BEIJING (AP) — China ordered the United States (US) yesterday to close its consulate in the western city of Chengdu, ratcheting up a diplomatic conflict at a time when relations have sunk to their lowest level in decades.
The move was a response to the US President Donald Trump administration’s order this week for Beijing to close its consulate in Houston after Washington accused Chinese agents of trying to steal medical and other research in Texas.
The Chinese Foreign Ministry appealed to Washington to reverse its “wrong decision”.
Chinese-US relations have soured amid a mounting array of conflicts including trade, the handling of the coronavirus pandemic, technology, spying accusations and Hong Kong.
“The measure taken by China is a legitimate and necessary response to the unjustified act by the US,” said a Foreign Ministry statement.
“The current situation in Chinese-US relations is not what China desires to see. The US is responsible for all this,” the ministry said.
“We once again urge the US to immediately retract its wrong decision and create necessary conditions for bringing the bilateral relationship back on track.”
On Tuesday, the Trump administration ordered the Houston consulate closed within 72 hours. It alleged Chinese agents tried to steal data from facilities including the Texas A&M medical system.
The ministry on Thursday rejected the allegations as “malicious slander” and warned the Houston consulate’s closure was “breaking down the bridge of friendship” between the two countries.

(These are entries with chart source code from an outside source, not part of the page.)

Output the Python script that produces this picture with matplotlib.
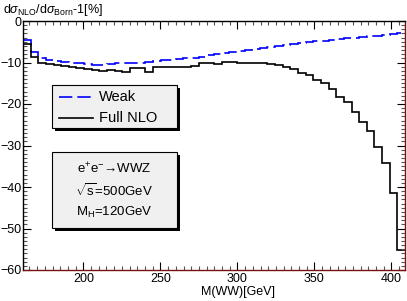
import numpy as np
import matplotlib
matplotlib.use("Agg")
import matplotlib.pyplot as plt
from matplotlib.patches import Rectangle
from matplotlib.ticker import MultipleLocator

plt.rcParams['font.family'] = ['Liberation Sans', 'DejaVu Sans']
plt.rcParams['mathtext.fontset'] = 'custom'
plt.rcParams['mathtext.rm'] = 'Liberation Sans'
plt.rcParams['mathtext.it'] = 'Liberation Sans:italic'
plt.rcParams['mathtext.sf'] = 'Liberation Sans'

# histogram binning: 2*MW .. sqrt(s)-MZ, 50 bins
m_lo, m_hi, nbins = 160.8, 408.8, 50

weak = [-4.6, -7.5, -9.0, -9.4, -9.6, -9.9, -10.0, -10.2, -10.4, -10.5,
        -10.5, -10.4, -10.2, -10.2, -10.1, -10.0, -9.9, -9.7, -9.5, -9.3,
        -9.2, -9.0, -8.8, -8.6, -8.3, -8.0, -7.8, -7.5, -7.3, -7.1,
        -6.8, -6.6, -6.3, -6.0, -5.8, -5.5, -5.3, -5.1, -4.9, -4.7,
        -4.5, -4.3, -4.2, -4.0, -3.8, -3.7, -3.5, -3.3, -3.1, -2.9]

full_nlo = [-5.5, -8.6, -10.0, -10.4, -10.6, -10.8, -11.2, -11.4, -11.6, -11.8,
            -12.0, -11.7, -12.0, -12.2, -11.3, -11.3, -12.4, -11.0, -11.0, -11.2,
            -11.2, -11.0, -10.8, -10.2, -10.2, -10.4, -9.8, -9.8, -10.0, -10.0,
            -10.2, -10.2, -10.4, -10.6, -11.0, -11.6, -12.6, -13.0, -14.2, -15.0,
            -16.5, -18.2, -19.6, -21.9, -24.4, -26.4, -30.3, -34.3, -41.4, -55.2]

W, H = 407, 301
fig = plt.figure(figsize=(W / 100, H / 100), dpi=100)
ax = fig.add_axes([23 / W, 1 - 270 / H, (405 - 23) / W, (270 - 21) / H])

edges = np.linspace(m_lo, m_hi, nbins + 1)
dash = (0, (8, 3))
ax.stairs(weak, edges, baseline=None, color='#0000ff', lw=1.2, ls=dash)
ax.stairs(full_nlo, edges, baseline=None, color='black', lw=1.2)

ax.set_xlim(m_lo, m_hi)
ax.set_ylim(-60, 0)
ax.xaxis.set_major_locator(MultipleLocator(50))
ax.xaxis.set_minor_locator(MultipleLocator(5))
ax.yaxis.set_major_locator(MultipleLocator(10))
ax.yaxis.set_minor_locator(MultipleLocator(1))
ax.tick_params(which='both', direction='in', top=True, right=True,
               labelsize=9, width=0.8)
ax.tick_params(axis='y', pad=1)
ax.tick_params(axis='x', pad=2)
ax.tick_params(which='major', length=6)
ax.tick_params(which='minor', length=3, color='#555555')
ax.spines['bottom'].set_color('#7a1010')
ax.spines['right'].set_color('#7a1010')
for s in ax.spines.values():
    s.set_linewidth(1.0)

fig.text(3 / W, 1 - 10 / H,
         r'd$\sigma_{\rm NLO}$/d$\sigma_{\rm Born}$-1[%]',
         fontsize=9, ha='left', va='center')
fig.text(238 / W, 1 - 292 / H, 'M(WW)[GeV]', fontsize=9,
         ha='center', va='center')


def box(x0, y0, x1, y1):
    # pixel coords, y from top; ROOT-style box with drop shadow
    sh = Rectangle(((x0 + 3) / W, 1 - (y1 + 3) / H), (x1 - x0) / W, (y1 - y0) / H,
                   transform=fig.transFigure, facecolor='black', edgecolor='none',
                   zorder=5)
    bx = Rectangle((x0 / W, 1 - y1 / H), (x1 - x0) / W, (y1 - y0) / H,
                   transform=fig.transFigure, facecolor='#f0f0f0',
                   edgecolor='black', lw=0.8, zorder=6)
    fig.add_artist(sh)
    fig.add_artist(bx)


box(52, 85, 177, 128)
fig.add_artist(plt.Line2D([59 / W, 93 / W], [1 - 97 / H] * 2, color='#0000ff',
                          lw=1.2, ls=dash, zorder=7))
fig.add_artist(plt.Line2D([59 / W, 93 / W], [1 - 118 / H] * 2, color='black',
                          lw=1.2, zorder=7))
fig.text(99 / W, 1 - 97 / H, 'Weak', fontsize=10.5, va='center', zorder=8)
fig.text(99 / W, 1 - 118 / H, 'Full NLO', fontsize=10.5, va='center', zorder=8)

box(52, 152, 177, 228)
fig.text(114 / W, 1 - 169 / H, r'e$^{+}$e$^{-}$→WWZ', fontsize=9.5,
         ha='center', va='center', zorder=8)
fig.text(114 / W, 1 - 191 / H, r'$\sqrt{\rm s}$=500GeV', fontsize=9.5,
         ha='center', va='center', zorder=8)
fig.text(114 / W, 1 - 212 / H, r'M$_{\rm H}$=120GeV', fontsize=9.5,
         ha='center', va='center', zorder=8)

fig.savefig('out.png', dpi=100)
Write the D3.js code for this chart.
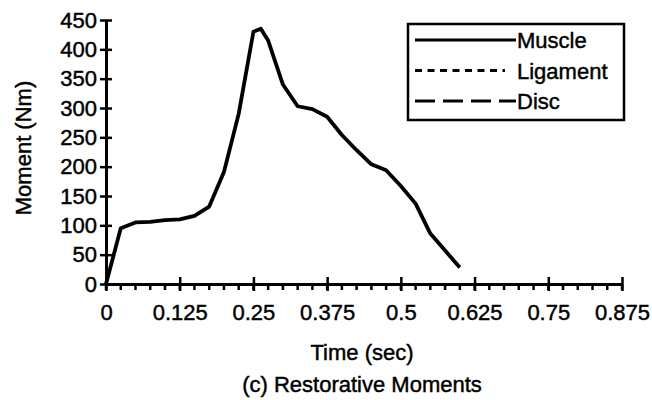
<!DOCTYPE html>
<html lang="en">
<head>
  <meta charset="UTF-8">
  <title>Restorative Moments</title>
  <script src="https://d3js.org/d3.v7.min.js"></script>
  <style>
    body { margin: 0; background: #fff; }
    svg { display: block; font-family: "Liberation Sans", Arial, sans-serif; }
    svg text { stroke: #000; stroke-width: 0.45px; fill: #000; }
  </style>
</head>
<body>
<svg width="652" height="400"></svg>
<script>
  // data
  const times  = [0, 0.025, 0.05, 0.075, 0.1, 0.125, 0.15, 0.175, 0.2, 0.225, 0.25, 0.2625, 0.275,
                  0.3, 0.325, 0.35, 0.375, 0.4, 0.425, 0.45, 0.475, 0.5, 0.525, 0.55, 0.575, 0.6];
  const muscle = [0, 95, 105, 106, 109, 110, 116, 132, 191, 290, 430, 435, 415,
                  340, 303, 298, 285, 254, 228, 204, 194, 167, 137, 86, 57, 28];
  const xTicks = [0, 0.125, 0.25, 0.375, 0.5, 0.625, 0.75, 0.875];
  const xTickLabels = ["0", "0.125", "0.25", "0.375", "0.5", "0.625", "0.75", "0.875"];
  const yTicks = [0, 50, 100, 150, 200, 250, 300, 350, 400, 450];
  const minorStep = 0.025;
  const legendItems = ["Muscle", "Ligament", "Disc"];
  const legendDash = ["none", "7,5.5", "20,8"];

  const svg = d3.select("svg");
  const x = d3.scaleLinear().domain([0, 0.875]).range([106, 622]);
  const y = d3.scaleLinear().domain([0, 450]).range([284, 20]);

  // minor ticks (below the axis only)
  const minors = d3.range(0, 0.875 + 1e-9, minorStep);
  svg.append("g").selectAll("line").data(minors).join("line")
    .attr("x1", d => x(d)).attr("x2", d => x(d))
    .attr("y1", y(0)).attr("y2", y(0) + 6)
    .attr("stroke", "#000").attr("stroke-width", 2.5);

  // x axis
  const xAxis = svg.append("g")
    .attr("transform", `translate(0,${y(0)})`)
    .call(d3.axisBottom(x).tickValues(xTicks).tickFormat((d, i) => xTickLabels[i]).tickSizeInner(7).tickSizeOuter(0).tickPadding(13));
  xAxis.select(".domain").attr("stroke-width", 3);
  xAxis.selectAll(".tick line").attr("y1", -7).attr("stroke-width", 2.5);
  xAxis.selectAll("text").attr("font-size", 22);

  // y axis
  const yAxis = svg.append("g")
    .attr("transform", `translate(${x(0)},0)`)
    .call(d3.axisLeft(y).tickValues(yTicks).tickSizeInner(6).tickSizeOuter(0).tickPadding(3));
  yAxis.select(".domain").attr("stroke-width", 3);
  yAxis.selectAll(".tick line").attr("x1", -6).attr("x2", 6).attr("stroke-width", 2.5);
  yAxis.selectAll("text").attr("font-size", 22);

  // muscle line
  const pts = times.map((t, i) => [t, muscle[i]]);
  svg.append("path")
    .datum(pts)
    .attr("fill", "none")
    .attr("stroke", "#000")
    .attr("stroke-width", 3.8)
    .attr("stroke-linejoin", "round")
    .attr("d", d3.line().x(d => x(d[0])).y(d => y(d[1])));

  // axis titles
  svg.append("text")
    .attr("x", 362).attr("y", 360)
    .attr("text-anchor", "middle").attr("font-size", 22)
    .text("Time (sec)");
  svg.append("text")
    .attr("x", 362).attr("y", 392)
    .attr("text-anchor", "middle").attr("font-size", 22)
    .text("(c) Restorative Moments");
  svg.append("text")
    .attr("transform", "translate(31,148) rotate(-90)")
    .attr("text-anchor", "middle").attr("font-size", 22)
    .text("Moment (Nm)");

  // legend
  const lg = svg.append("g");
  lg.append("rect")
    .attr("x", 408).attr("y", 24).attr("width", 216).attr("height", 96)
    .attr("fill", "#fff").attr("stroke", "#000").attr("stroke-width", 2.5);
  legendItems.forEach((name, i) => {
    const ly = 40 + i * 30.5;
    lg.append("line")
      .attr("x1", 415).attr("x2", i === 1 ? 505 : 516).attr("y1", ly).attr("y2", ly)
      .attr("stroke", "#000").attr("stroke-width", 3)
      .attr("stroke-dasharray", legendDash[i]);
    lg.append("text")
      .attr("x", 517).attr("y", ly + 8)
      .attr("font-size", 22)
      .text(name);
  });
</script>
</body>
</html>
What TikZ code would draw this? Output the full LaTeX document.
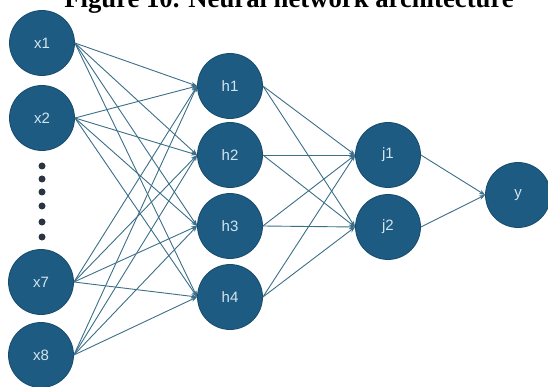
\documentclass[tikz,border=0pt]{standalone}
\usepackage{fontspec}
\setmainfont{Liberation Serif}
\setsansfont{Liberation Sans}
\usetikzlibrary{arrows.meta}
\definecolor{nodefill}{HTML}{1D5B82}
\definecolor{nodeedge}{HTML}{174C6C}
\definecolor{edgecol}{HTML}{3B6E88}
\definecolor{labelcol}{HTML}{D5E5EE}
\definecolor{dotcol}{HTML}{2B3440}
\begin{document}
\begin{tikzpicture}[x=1pt,y=-1pt,
  neuron/.style={circle, fill=nodefill, draw=nodeedge, line width=0.8pt,
    minimum size=65pt, inner sep=0pt,
    font=\sffamily\fontsize{15}{18}\selectfont, text=labelcol},
  conn/.style={draw=edgecol, line width=0.9pt, -{Stealth[length=6pt,width=4.5pt]}},
  dotmark/.style={circle, fill=dotcol, minimum size=7pt, inner sep=0pt}]
\useasboundingbox (0,0) rectangle (548,387);
\node[font=\bfseries\fontsize{26.7}{30}\selectfont, anchor=base, inner sep=0pt] (title) at (289,8) {Figure 10. Neural network architecture};
% input layer
\node[neuron] (x1) at (42,43) {x1};
\node[neuron] (x2) at (42,118) {x2};
\node[neuron] (x7) at (41,282) {x7};
\node[neuron] (x8) at (41,355) {x8};
\node[dotmark] (d1) at (42,166) {};
\node[dotmark] (d2) at (42,179) {};
\node[dotmark] (d3) at (42,192) {};
\node[dotmark] (d4) at (42,206) {};
\node[dotmark] (d5) at (42,222) {};
\node[dotmark] (d6) at (42,237) {};
% hidden layer 1
\node[neuron] (h1) at (230,86) {h1};
\node[neuron] (h2) at (230,155) {h2};
\node[neuron] (h3) at (230,226) {h3};
\node[neuron] (h4) at (230,297) {h4};
% hidden layer 2
\node[neuron] (j1) at (388,155) {j1};
\node[neuron] (j2) at (388,227) {j2};
% output
\node[neuron] (y) at (518,195) {y};
% connections
\foreach \s in {x1,x2,x7,x8}{
  \foreach \t in {h1,h2,h3,h4}{
    \draw[conn] (\s.east) -- (\t.west);
  }
}
\foreach \s in {h1,h2,h3,h4}{
  \foreach \t in {j1,j2}{
    \draw[conn] (\s.east) -- (\t.west);
  }
}
\draw[conn] (j1.east) -- (y.west);
\draw[conn] (j2.east) -- (y.west);
\end{tikzpicture}
\end{document}
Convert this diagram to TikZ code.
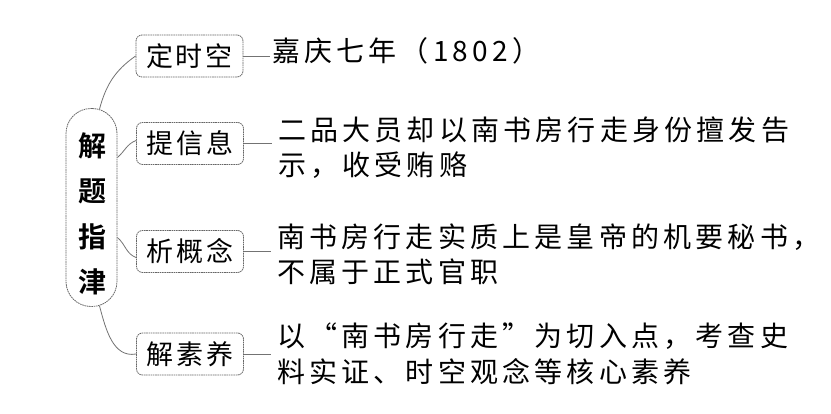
\documentclass[tikz,border=0pt]{standalone}
\usepackage{fontspec}
\newfontfamily\cjk[LetterSpace=15]{Noto Sans CJK SC}
\newfontfamily\cjkbox[LetterSpace=11]{Noto Sans CJK SC}
\newfontfamily\cjkbold[BoldFont={* Bold}]{Noto Sans CJK SC}
\begin{document}
\begin{tikzpicture}[x=1pt,y=-1pt,
  box/.style={draw=black!60, line width=0.8pt, dash pattern=on 1.6pt off 0.7pt,
    rounded corners=6pt, minimum width=107pt, minimum height=42pt, inner sep=0pt,
    font=\cjkbox\fontsize{27}{30}\selectfont},
  rootbox/.style={draw=black!60, line width=0.8pt, dash pattern=on 1.6pt off 0.7pt,
    rounded corners=25pt, minimum width=51pt, minimum height=198pt, inner sep=0pt},
  desc/.style={anchor=west, align=left, inner sep=0pt,
    font=\cjk\fontsize{28}{35.5}\selectfont},
  link/.style={draw=black!55, line width=0.8pt}]
\useasboundingbox (0,0) rectangle (831,414);
\node[rootbox] (root) at (91.5,207.5) {};
\node[align=center, inner sep=0pt, font=\cjkbold\bfseries\fontsize{28}{45.5}\selectfont] (rt) at (92,214) {解\\题\\指\\津};
\node[box] (b1) at (189.5,56) {定时空};
\node[box] (b2) at (190,143.5) {提信息};
\node[box] (b3) at (190,251.5) {析概念};
\node[box] (b4) at (190,354) {解素养};
\node[desc] (t1) at (272,51) {嘉庆七年（1802）};
\node[desc] (t2) at (278,147.5) {二品大员却以南书房行走身份擅发告\\示，收受贿赂};
\node[desc] (t3) at (277,254.5) {南书房行走实质上是皇帝的机要秘书，\\不属于正式官职};
\node[desc] (t4) at (277,354) {以“南书房行走”为切入点，考查史\\料实证、时空观念等核心素养};
\draw[link] ([xshift=8pt,yshift=-1pt]root.north) to[out=75,in=215] (b1.west);
\draw[link] ([yshift=50pt]root.east) to[out=40,in=200] ([yshift=3pt]b2.west);
\draw[link] ([yshift=-30pt]root.east) to[out=-40,in=160] ([yshift=-6pt]b3.west);
\draw[link] ([xshift=8pt,yshift=1pt]root.south) to[out=-75,in=190] (b4.west);
\draw[link] (b1.east) -- ([xshift=-2pt]b1.east -| t1.west);
\draw[link] (b2.east) -- ([xshift=-6pt]b2.east -| t2.west);
\draw[link] (b3.east) -- ([xshift=-6pt]b3.east -| t3.west);
\draw[link] (b4.east) -- ([xshift=-6pt]b4.east -| t4.west);
\end{tikzpicture}
\end{document}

The US has an embassy in Beijing and consulates in five other mainland cities — Shanghai, Guangzhou, Chengdu, Shenyang and Wuhan. It also has a consulate in Hong Kong, a Chinese territory.
The consulate in Chengdu is responsible for monitoring Tibet and other areas in the southwest inhabited by non-ethnic Chinese minorities that are considered especially sensitive by Beijing.
Asian stock markets, already uneasy about the uncertain pace of recovery from the coronavirus pandemic, fell yesterday on the news of the closure.
“Alongside the eviction of the Houston Chinese Consulate, the risk of the US-China conflict escalating into a ‘Cold War’ is worrying,” said Hayaki Narita of Mizuho Bank in a report.